In her latest novel, Christine Schutt once again proves herself an astute observer of human nature, this time detailing the random intimacies of the senior class of the Siddons School in Manhattan’s Upper East Side. Students of the world of privilege, these girls are the product of society’s elite, with a few exceptions.
Obsessed with choosing the appropriate colleges to suit their ambitions, the girls are caught in a unique emotional quandary when one of them, the lithe, beautiful Astra Dell, is struck with a devastating disease that threatens to extinguish her young life, her dancer’s limbs and lush red hair useless in fighting an enemy that attacks from within, wracking her body with pain, fever and huge doses of radiation.
His wife taken by a freak accident, Mr. Dell stands helplessly by while his daughter lies in her hospital bed. Longing for the comfort and certitude of his wife, Mr. Dell is gratified to see a steady stream of visitors who pay homage to a usually exhausted, sleeping Astra. One of the bright stars at Siddons, Astra’s contemporaries cannot ignore her absence, haunted by the occasional thoughts that break through their self-interest, daily complaints and preparation for graduation.
Like a dark cloud, Astra’s illness casts a pall over her classmates’ equanimity, although not all are able to bear the harsh reality of the stark hospital environment. Astra’s table is littered with an excess of good wishes, cards of every shape and size, a reminder of the world outside the isolation of Astra’s battle to reclaim her life.
The most frequent visitor is Marlene Kovacs, a weed among the elegant, long-stemmed roses that are her Siddons’ classmates. Marlene’s motives are obscure; she feels more significantly connected in Astra’s presence, even compelled to steal the poignant, honest notes sent by Astra’s best friend.
That friend, Carlotta Forester, drifts from her mother’s home to her father’s empty apartment, mirroring the barely-tethered days of the beleaguered Astra. Anna Mazur visits with another teacher, the impressionable students’ favorite bachelor; Anna wants more from Tim Weeks, who remains uncommitted in the face of her need. Then there are Suki and Alex, or SukiandAlex, who walk the New York streets in hopes of encountering the object of their puerile fantasies, Alex making a video of senior activities for their sick friend.
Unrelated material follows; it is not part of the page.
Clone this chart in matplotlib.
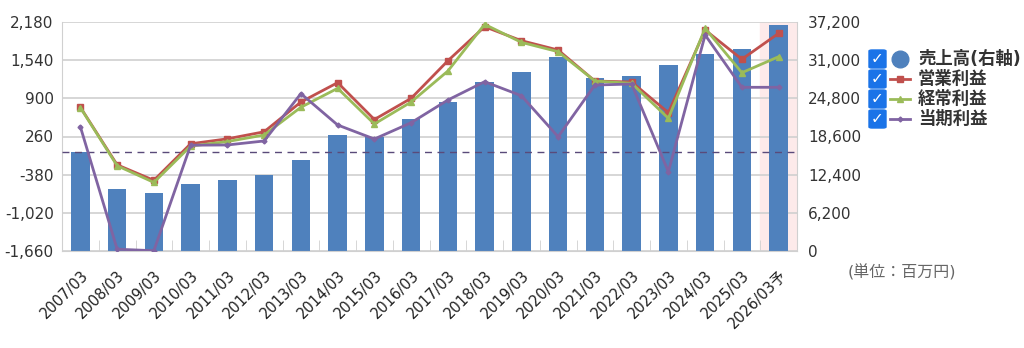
import numpy as np
import matplotlib.pyplot as plt
from matplotlib.lines import Line2D
from matplotlib.patches import FancyBboxPatch

plt.rcParams['font.family'] = ['DejaVu Sans', 'Noto Sans CJK JP']

# データ（単位：百万円）
years = ['2007/03', '2008/03', '2009/03', '2010/03', '2011/03', '2012/03', '2013/03',
         '2014/03', '2015/03', '2016/03', '2017/03', '2018/03', '2019/03', '2020/03',
         '2021/03', '2022/03', '2023/03', '2024/03', '2025/03', '2026/03予']
uriage = [16130, 10120, 9470, 10830, 11480, 12400, 14780, 18790, 18570, 21500,
          24200, 27500, 29080, 31520, 28160, 28370, 30160, 31950, 32810, 36660]
eigyo = [750, -215, -475, 138, 221, 339, 838, 1163, 545, 900,
         1530, 2101, 1867, 1710, 1190, 1174, 660, 2046, 1555, 1990]
keijo = [745, -230, -510, 100, 175, 285, 750, 1068, 470, 838,
         1358, 2141, 1839, 1682, 1190, 1152, 565, 2074, 1330, 1598]
touki = [423, -1630, -1655, 114, 118, 185, 979, 453, 218, 491,
         872, 1179, 944, 256, 1123, 1140, -330, 1962, 1085, 1085]

left_ticks = [-1660, -1020, -380, 260, 900, 1540, 2180]
right_ticks = [0, 6200, 12400, 18600, 24800, 31000, 37200]

c_bar = '#4f81bd'
c_red = '#c0504d'
c_green = '#9bbb59'
c_purple = '#8064a2'
c_grid = '#d0d0d0'

fig = plt.figure(figsize=(10.24, 3.48), dpi=100)
ax = fig.add_axes([62/1024, 1-251/348, 735/1024, 229/348])
ax2 = ax.twinx()
x = np.arange(len(years))

ax.set_zorder(ax2.get_zorder()+1)
ax.patch.set_visible(False)

# 予想列の背景
ax2.axvspan(len(years)-1.5, len(years)-0.5, color='#fdeaea', zorder=0)
for g in left_ticks:
    ax2.axhline((g+1660)/3840*37200, color=c_grid, lw=1.2, zorder=1)

ax2.bar(x, uriage, width=0.5, color=c_bar, zorder=2)
ax2.set_ylim(0, 37200)
ax2.set_yticks(right_ticks)
ax2.set_yticklabels([f'{v:,}' for v in right_ticks])

ax.plot(x, eigyo, color=c_red, lw=2, marker='s', ms=4, zorder=4)
ax.plot(x, keijo, color=c_green, lw=2, marker='^', ms=5, zorder=5)
ax.plot(x, touki, color=c_purple, lw=2, marker='D', ms=2.5, zorder=6)
ax.axhline(0, color='#5a4a7a', lw=1, ls=(0, (5, 4)), zorder=3)

ax.set_ylim(-1660, 2180)
ax.set_yticks(left_ticks)
ax.set_yticklabels([f'{v:,}' for v in left_ticks])
ax.set_xlim(-0.5, len(years)-0.5)
ax.set_xticks(x)
ax.set_xticklabels(years, rotation=45, ha='right', rotation_mode='anchor')
ax.set_xticks(np.arange(len(years)+1)-0.5, minor=True)

for a in (ax, ax2):
    for s in a.spines.values():
        s.set_visible(False)
ax.spines['left'].set_visible(True)
ax.spines['left'].set_color(c_grid)
ax.spines['bottom'].set_visible(True)
ax.spines['bottom'].set_color(c_grid)
ax2.spines['right'].set_visible(True)
ax2.spines['right'].set_color(c_grid)

ax.tick_params(axis='y', length=0, labelsize=11, colors='#333333', pad=6)
ax2.tick_params(axis='y', length=0, labelsize=11, colors='#333333', pad=8)
ax.tick_params(axis='x', which='major', length=0, labelsize=10.5, colors='#222222', pad=12)
ax.tick_params(axis='x', which='minor', direction='in', length=8, color=c_grid)

# 凡例（チェックボックス付き）
labels = ['売上高(右軸)', '営業利益', '経常利益', '当期利益']
ys = [59, 79, 99, 119]
for i, (lab, yy) in enumerate(zip(labels, ys)):
    fy = 1 - yy/348
    box = FancyBboxPatch((869/1024, fy - 9/348), 17/1024, 18/348,
                         boxstyle='round,pad=0,rounding_size=0.003',
                         transform=fig.transFigure, facecolor='#1a73e8',
                         edgecolor='#1a73e8', figure=fig)
    fig.patches.append(box)
    fig.text(877.5/1024, fy, '✓', color='white', fontsize=11, fontweight='bold',
             ha='center', va='center')
    if i == 0:
        fig.lines.append(Line2D([900/1024], [fy], marker='o', ms=12, color=c_bar,
                                transform=fig.transFigure))
    else:
        col = [c_red, c_green, c_purple][i-1]
        mk = ['s', '^', 'D'][i-1]
        ms = [4, 5, 2.5][i-1]
        fig.lines.append(Line2D([890/1024, 900/1024, 910/1024], [fy, fy, fy],
                                color=col, lw=2, marker=mk, ms=ms, markevery=[1],
                                transform=fig.transFigure))
    fig.text(918/1024, fy, lab, fontsize=12.5, fontweight='bold', color='#333333',
             ha='left', va='center')

fig.text(848/1024, 1-272/348, '(単位：百万円)', fontsize=11.5, color='#666666',
         ha='left', va='center')

fig.savefig('out.png', dpi=100)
The cast of diverse characters are satellites to the long-suffering, remarkable Astra, a pale, hairless ghost of what the real world portends. Contrasting the constant chaos of adolescence on the cusp of the future with Astra’s dilemma, Schutt seamlessly marries these girls to the unpredictable, indifferent threat of random fate, a clear, precise vision of privilege marred by tragedy.